|
For an online unsupervised learning algorithm, data-points are learned sequentially. The performance may improve if in addition to the unlabelled data we have some labelled data-points (i.e. semi-supervised learning with a small amount of labelled data). In this situation, it may be attractive to let the algorithm decide which data-points to label, that is, when the algorithm get a new data-point, it may actively decide to request the label of this data-point from the user, because it judges that it is an "important" example. As far as I know, this is called "active learning". My question is: how or in which situations can a learning algorithm decide that the current example (data-point) is important, and thus requesting its label ? that is, which measures or criteria can allow us to know if we should or not request the label of a given data-point ? |
|
As far as I know this blog post by John Langford accurately describes (and links to the relevant papers) the state-of-the-art of theoretically well-founded online active learning.
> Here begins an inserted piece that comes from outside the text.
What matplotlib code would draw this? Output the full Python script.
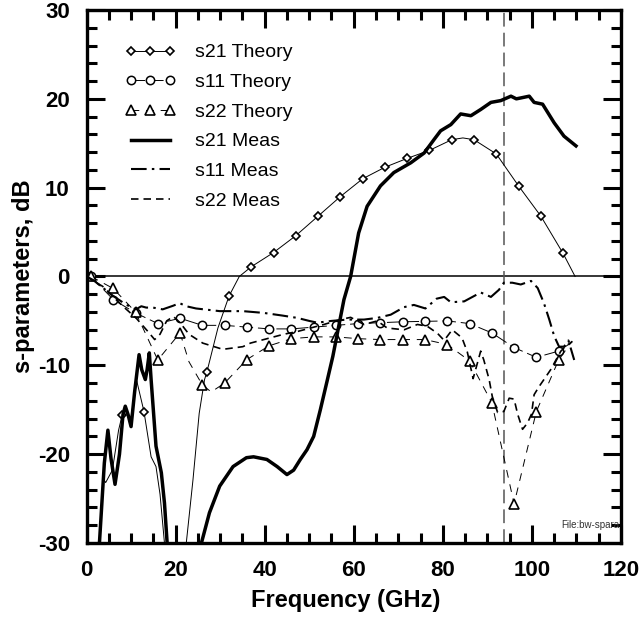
import numpy as np
import matplotlib
matplotlib.use("Agg")
import matplotlib.pyplot as plt
from matplotlib.ticker import MultipleLocator

plt.rcParams["font.family"] = ["Liberation Sans", "DejaVu Sans"]
plt.rcParams["axes.unicode_minus"] = False

# ---- s21 theory (thin solid, diamonds) ----
s21_th_f = [3.8, 4.3, 5.8, 7.2, 8.0, 8.7, 9.9, 11.3, 12.9, 14.5, 15.6, 16.5, 17.5, 18.3,
            21.8, 22.4, 23.9, 25.3, 26.5, 27.0, 29.5, 32.0, 34.3, 37.0, 42.0, 47.0, 52.0,
            57.0, 62.0, 67.0, 72.0, 77.0, 82.0, 84.5, 87.0, 92.0, 97.0, 102.0, 107.0, 109.7]
s21_th_db = [-22.8, -23.2, -21.8, -17.3, -15.6, -14.6, -16.1, -11.8, -15.2, -20.3, -21.4, -24.5, -30.0, -34.0,
             -34.0, -30.0, -22.9, -15.4, -11.6, -10.8, -5.8, -2.2, 0.0, 1.1, 2.7, 4.6, 6.8,
             9.0, 11.0, 12.3, 13.3, 14.2, 15.4, 15.6, 15.4, 13.8, 10.2, 6.8, 2.6, 0.0]
s21_th_marks = [8.0, 12.9, 27.0, 32.0, 37.0, 42.0, 47.0, 52.0, 57.0, 62.0, 67.0, 72.0,
                77.0, 82.0, 87.0, 92.0, 97.0, 102.0, 107.0]

# ---- s11 theory (thin dashed, circles) ----
s11_th_f = [1, 6, 11, 16, 21, 26, 31, 36, 41, 46, 51, 56, 61, 66, 71, 76, 81, 86, 91, 96, 101, 106, 109]
s11_th_db = [0.0, -2.6, -4.1, -5.3, -4.7, -5.5, -5.5, -5.7, -5.9, -5.9, -5.7, -5.5, -5.3, -5.2,
             -5.1, -5.05, -5.0, -5.3, -6.35, -8.0, -9.1, -8.4, -7.4]
s11_th_marks = s11_th_f[:-1]

# ---- s22 theory (thin dashed, triangles) ----
s22_th_f = [1, 6, 11, 16, 21, 23, 26, 28, 31, 36, 41, 46, 51, 56, 61, 66, 71, 76, 81, 86, 91,
            96, 101, 106, 109]
s22_th_db = [0.0, -1.35, -4.0, -9.4, -6.35, -9.6, -12.2, -13.0, -12.0, -9.35, -7.8, -7.0, -6.8,
             -6.8, -7.0, -7.1, -7.1, -7.1, -7.66, -9.5, -14.2, -25.6, -15.2, -9.4, -7.3]
s22_th_marks = [1, 6, 11, 16, 21, 26, 31, 36, 41, 46, 51, 56, 61, 66, 71, 76, 81, 86, 91, 96, 101, 106]

# ---- s21 measured (thick solid) ----
s21_m_f = [2.6, 2.9, 4.0, 4.8, 5.5, 6.4, 7.4, 8.2, 8.7, 9.3, 10.0, 10.8, 11.8, 12.4, 13.2, 13.6,
           14.1, 14.5, 15.6, 16.8, 17.5, 18.1, 18.5,
           25.5, 25.8, 27.6, 29.9, 32.9, 35.9, 37.5, 40.5, 42.8, 45.0, 46.5, 48.0, 49.5, 51.0,
           52.5, 54.0, 55.3, 57.8, 59.3, 61.1, 63.0, 66.0, 69.0, 72.8, 75.8, 78.0, 79.5, 81.8,
           84.0, 86.3, 88.5, 90.8, 93.0, 95.3, 96.5, 97.5, 99.4, 100.5, 102.4, 105.0, 107.2, 109.9]
s21_m_db = [-34.0, -30.0, -21.0, -17.3, -20.5, -23.4, -20.0, -15.5, -14.6, -15.5, -16.9, -13.0,
            -8.8, -10.5, -11.6, -10.5, -8.6, -11.6, -19.1, -22.1, -25.5, -30.0, -34.0,
            -34.0, -30.0, -26.6, -23.6, -21.4, -20.4, -20.3, -20.6, -21.4, -22.3, -21.8, -20.6,
            -19.5, -18.0, -15.0, -11.8, -9.0, -2.6, 0.0, 4.9, 7.9, 10.2, 11.7, 12.8, 13.9, 15.4,
            16.4, 17.1, 18.3, 18.1, 18.8, 19.6, 19.8, 20.3, 20.0, 20.1, 20.3, 19.6, 19.4, 17.3,
            15.8, 14.7]

# ---- s11 measured (dash-dot) ----
s11_m_f = [0, 1.5, 3, 6, 9, 11.1, 12.3, 13.4, 14.9, 17.1, 19.4, 20.9, 22.4, 24.6, 29.9, 35.1,
           39.8, 44, 47.3, 50, 51.8, 55, 58.5, 62.3, 65.3, 68.3, 71.3, 73.5, 76.1, 78.6, 80.3,
           81.8, 84.8, 88.5, 90.8, 92.6, 93.7, 95.6, 97.5, 99.8, 101.3, 102.7, 103.9, 105,
           106.1, 107.2, 108.2, 109.5]
s11_m_db = [0.0, -0.4, -1.0, -2.2, -3.2, -3.7, -3.35, -3.5, -3.5, -3.7, -3.3, -3.0, -3.35, -3.6,
            -3.9, -3.9, -4.1, -4.4, -4.66, -5.0, -5.2, -5.0, -4.85, -4.85, -4.66, -4.3, -3.45,
            -3.2, -3.6, -2.5, -2.3, -2.9, -2.8, -1.8, -2.3, -1.5, -0.7, -0.7, -0.9, -0.5, -1.3,
            -3.0, -4.85, -6.7, -7.9, -7.9, -7.2, -9.4]

# ---- s22 measured (dashed) ----
s22_m_f = [0, 1.5, 3.6, 6, 8.5, 11.1, 13.8, 15.3, 16.5, 18, 19.5, 21, 23, 26.1, 30.6, 35.1,
           36.8, 41.3, 44.3, 47.3, 50.3, 53.3, 57, 59.3, 62.3, 65.3, 67.5, 71.3, 74.3, 76.5,
           78.8, 80.3, 82.1, 84.3, 85.5, 86.8, 88.5, 89.2, 90.4, 91.1, 92.3, 93.7, 94.9, 96.0,
           96.8, 97.9, 99.0, 99.9, 100.5, 101.6, 102.7, 104.2, 105.4, 106.5, 108, 109.1]
s22_m_db = [0.0, -0.5, -1.1, -2.3, -3.5, -4.66, -6.2, -7.1, -6.5, -5.0, -4.5, -5.2, -6.5, -7.5,
            -8.2, -7.9, -7.5, -6.9, -6.5, -6.2, -5.8, -5.4, -4.85, -4.6, -5.4, -5.0, -5.8, -6.0,
            -5.4, -5.6, -6.4, -7.2, -6.0, -6.9, -8.5, -11.5, -8.4, -9.4, -11.6, -13.5, -15.3,
            -15.2, -13.7, -13.8, -15.5, -17.2, -16.5, -15.5, -13.3, -12.4, -11.6, -10.5, -9.4,
            -8.4, -7.7, -7.3]

marker_freq = 93.7

fig = plt.figure(figsize=(6.39, 6.18), dpi=100)
ax = fig.add_axes([0.1354, 0.1214, 0.8364, 0.8624])

ax.axhline(0, color="black", lw=1.1, zorder=1)
ax.axvline(marker_freq, color="#555555", lw=1.1, dashes=(9, 4), zorder=1)

def mask(f, marks):
    return list(np.isin(np.round(f, 2), np.round(marks, 2)))

ax.plot(s21_th_f, s21_th_db, color="black", lw=0.7, marker="D", ms=4.5, mfc="white",
        mec="black", mew=1.2, markevery=mask(s21_th_f, s21_th_marks), label="s21 Theory")
ax.plot(s11_th_f, s11_th_db, color="black", lw=0.7, dashes=(14, 5), marker="o", ms=6,
        mfc="white", mec="black", mew=1.1, markevery=mask(s11_th_f, s11_th_marks),
        label="s11 Theory")
ax.plot(s22_th_f, s22_th_db, color="black", lw=0.7, dashes=(8, 7), marker="^", ms=6.5,
        mfc="white", mec="black", mew=1.2, markevery=mask(s22_th_f, s22_th_marks),
        label="s22 Theory")
ax.plot(s21_m_f, s21_m_db, color="black", lw=2.5, label="s21 Meas")
ax.plot(s11_m_f, s11_m_db, color="black", lw=1.5, dashes=(7.5, 2.5, 1.2, 2.5), label="s11 Meas")
ax.plot(s22_m_f, s22_m_db, color="black", lw=1.2, dashes=(4.5, 3), label="s22 Meas")

ax.set_xlim(0, 120)
ax.set_ylim(-30, 30)
ax.xaxis.set_major_locator(MultipleLocator(20))
ax.xaxis.set_minor_locator(MultipleLocator(5))
ax.yaxis.set_major_locator(MultipleLocator(10))
ax.yaxis.set_minor_locator(MultipleLocator(2))
ax.tick_params(which="both", direction="in", top=True, right=True, width=2.2)
ax.tick_params(which="major", length=13, pad=12, labelsize=16)
ax.tick_params(which="minor", length=7)
for lab in ax.get_xticklabels() + ax.get_yticklabels():
    lab.set_fontweight("bold")
for sp in ax.spines.values():
    sp.set_linewidth(2.4)

ax.set_xlabel("Frequency (GHz)", fontsize=17, fontweight="bold")
ax.set_ylabel("s-parameters, dB", fontsize=17, fontweight="bold")
ax.xaxis.set_label_coords(0.485, -0.086)
ax.yaxis.set_label_coords(-0.097, 0.5)

ax.text(106.5, -28.3, "File:bw-spara", fontsize=7, color="#333333", clip_on=True)

ax.legend(loc="upper left", bbox_to_anchor=(0.054, 0.955), frameon=False, fontsize=14,
          numpoints=3, handlelength=2.6, handletextpad=1.0, labelspacing=0.62, borderpad=0)

fig.savefig("out.png", dpi=100)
The main idea seems to be creating a probability distribution over which points to label, choosing points randomly from this distribution, and scaling the updates by the inverse of this probability, to let the final classifier remain unbiased. Can you please, look at this question which is about the algorithm you pointed to: http://metaoptimize.com/qa/questions/12294/importance-weighted-online-active-leaning
(Mar 06 '13 at 13:14)
shn
|
Also asked here: http://stats.stackexchange.com/questions/41765/choosing-which-data-point-to-label-active-learning
@RobRenaud Yes it is. Is there any problem about asking a question on two different websites where we can get different constructing answers ?!
No, nothing wrong, it's just good for potential answerers to have the context of other answers, in case they'd rather not duplicate a good answer.